Semiautomatic and automatic analytical devices are known from the state of the art. Thus, for example, DE 102 22 822 A1, DE 102 20 829 A1 and DE 10 2009 029305 A1 disclose online-analyzers for analyzing samples. These online-analyzers are embodied, in each case, as cabinet devices, which include a control unit, supply containers for reagents, standards and cleaning liquids, pumps for transporting and dosing liquid samples, and the one or more reagents, into a measuring cell, and measuring transducers for optical measurements on the liquid sample treated with the one or more reagents in the measuring cell. The reagents, standards or cleaning liquids are transported from the supply containers and into the measuring cell. Correspondingly, used liquid is transferred from the measuring cell into a waste container.
The liquid sample to be analyzed contains, as a rule, dissolved gases, for example, air, or air components, such as oxygen, carbon dioxide and/or nitrogen. As a result of temperature- or pH changes of the liquid sample during the analytical method or due to chemical reactions when treating the liquid sample with reagents, such dissolved gases can form disturbing gas bubbles. Also, the reagents added to the liquid sample in the analytical device can contain dissolved gases and contribute in equal manner to gas bubble formation.
The presence of dissolved gases, or gas bubble formation, in the liquid sample can corrupt the analytical result ascertained by an analytical device. This is especially true in the case of the described photometric analytical method, in the case of which the liquid sample, pretreated by addition of reagents, and, in given cases, colored, absorbs light. The corruption results from gas bubbles present in the beam path of the measuring radiation radiated through the liquid sample.
In some analytical methods, gas is formed in a liquid sample treatment reaction between a reagent and the analyte or another chemical component of the liquid sample. This can serve for removing disturbing substances from the liquid sample. An example of this is the driving out of disturbing chloride ions from an aqueous liquid sample by the addition of concentrated sulfuric acid before determining the chemical oxygen demand of the sample by means of oxidation by potassium dichromate. This method is described, for example, in DE 10 2009 028165 A1. In the case of these methods, it is likewise of great importance for assuring a sufficient accuracy of measurement that the formed gases are removed from the liquid sample as completely as possible.

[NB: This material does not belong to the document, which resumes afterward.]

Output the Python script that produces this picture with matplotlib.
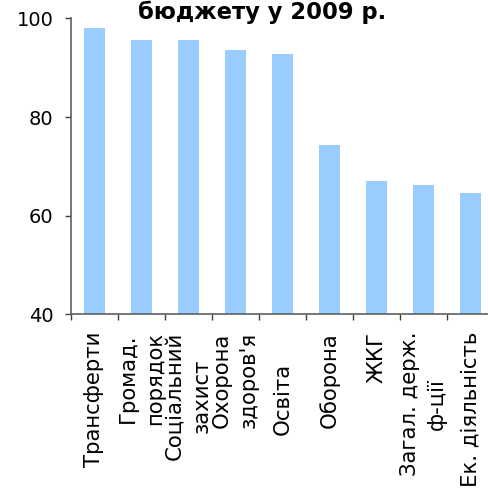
import matplotlib
matplotlib.use("Agg")
import matplotlib.pyplot as plt
import numpy as np

# categories and values (percent of plan executed)
categories = ["Трансферти", "Громад.\nпорядок", "Соціальний\nзахист", "Охорона\nздоров'я",
              "Освіта", "Оборона", "ЖКГ", "Загал. держ.\nф-ції", "Ек. діяльність"]
values = [98.1, 95.6, 95.6, 93.6, 92.8, 74.4, 67.1, 66.3, 64.7]
yticks = [40, 60, 80, 100]
title = "бюджету у 2009 р."

plt.rcParams['font.family'] = ['DejaVu Sans']

fig = plt.figure(figsize=(4.89, 4.92), dpi=100)
ax = fig.add_axes([0.1446, 0.3608, 0.8654, 0.6016])

x = np.arange(len(categories))
ax.bar(x, values, width=0.44, color='#99CCFF', bottom=0)

ax.set_ylim(40, 100)
ax.set_xlim(-0.5, len(categories) - 0.5)
ax.set_yticks(yticks)
ax.set_yticklabels([str(v) for v in yticks], fontsize=14)

ax.set_xticks(x)
ax.set_xticklabels(categories, rotation=90, fontsize=15.3, va='top', ha='center',
                   multialignment='center', linespacing=1.45)
ax.set_xticks(np.arange(len(categories)) - 0.5, minor=True)

ax.tick_params(axis='x', which='major', length=0, pad=12.6)
ax.tick_params(axis='x', which='minor', length=4.5, width=1, color='#404040', direction='out')
ax.tick_params(axis='y', length=4.5, width=1, color='#404040', direction='out', pad=8)

for tick, lab in zip(ax.xaxis.get_major_ticks(), categories):
    if lab == "Освіта":
        tick.set_pad(35)

for s in ['top', 'right']:
    ax.spines[s].set_visible(False)
for s in ['left', 'bottom']:
    ax.spines[s].set_color('#606060')
    ax.spines[s].set_linewidth(1.2)

fig.text(262 / 489, 1 - 1 / 492, title, fontsize=16.3, fontweight='bold',
         ha='center', va='top')

fig.savefig("out.png", dpi=100)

A gaseous component driven from the liquid sample can be, in other analytical methods, also a reaction product of the analyte. For example, a liquid sample can be mixed with lye for ascertaining the ammonium content. This converts ammonium to gaseous ammonia and, based on the arising amount of gas, the ammonium concentration of the liquid sample is deduced.
In the case of determining the organic carbon content of a liquid sample, frequently, the inorganic carbon fraction is driven out as carbon dioxide (CO2), by acidification of the liquid sample, before the organic carbon fraction in the remaining liquid sample is oxidized to CO2. A carrier gas stream is then fed through and the TOC content determined from the CO2 concentration in the carrier gas stream. Analytical devices for determining the total carbon content, the TOC content and/or the TIC content are known, for example, from DE 10 2008 025 877 A1, DE 10 2006 058 051 A1 or U.S. Pat. No. 5,340,542. Many TOC analytical devices also determine the inorganic carbon fraction (so-called TIC=total inorganic carbon) based on the amount of CO2 arising from the inorganic carbon compounds of the liquid sample. Also in the case of these methods, it is important, for reaching a sufficient accuracy of measurement, that the gaseous component is separated as quantitatively as possible from the liquid sample, since, otherwise, an analyte concentration is ascertained, which is too low.

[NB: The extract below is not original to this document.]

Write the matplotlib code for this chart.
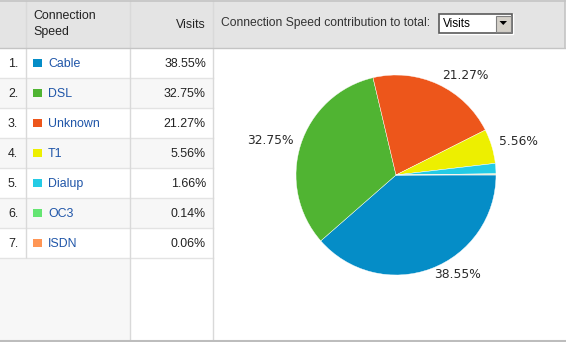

For removing gases from liquids used in laboratory applications, in process- and/or analytical technologies or from liquids obtained by chemical methods, often degassing apparatuses are applied. These are sometimes referred to as “degassers” or “debubblers”.
Such an apparatus is described, for example, in U.S. Pat. No. 7,144,443 B2. The apparatus is integrated into a liquid carrying line and includes a tubular, gas- and liquid tight, outer jacket and a tubular, gas transmissive, inner line. The outer jacket has in its wall a connection to a vacuum source, which enables reduction of the pressure reigning in the annular space formed between the inner line and the outer jacket relative to the pressure reigning in the inner line. For degassing a liquid, such is transported through the inner line, while the vacuum source is applied to the space formed between the inner line and the outer jacket. Based on Henry's law, in this way, gas present in solution migrates through the wall of the inner line into the gas phase in the jacket and the liquid is, thus, degassed.
Disadvantageous in this procedure is, however, that the degassing apparatus requires, supplementally to a pump required for transporting the liquid through the inner line, a vacuum source, as well as a special separating diaphragm for the removal of the gas from the liquid. In many applications, such a method is not practical, not least of all in the above described analytical devices, which, depending on area of application, for example, in a clarification plant or at an environmental, analytical measuring point, should be able to function, as much as possible, without other peripheral devices, such as e.g., vacuum pumps.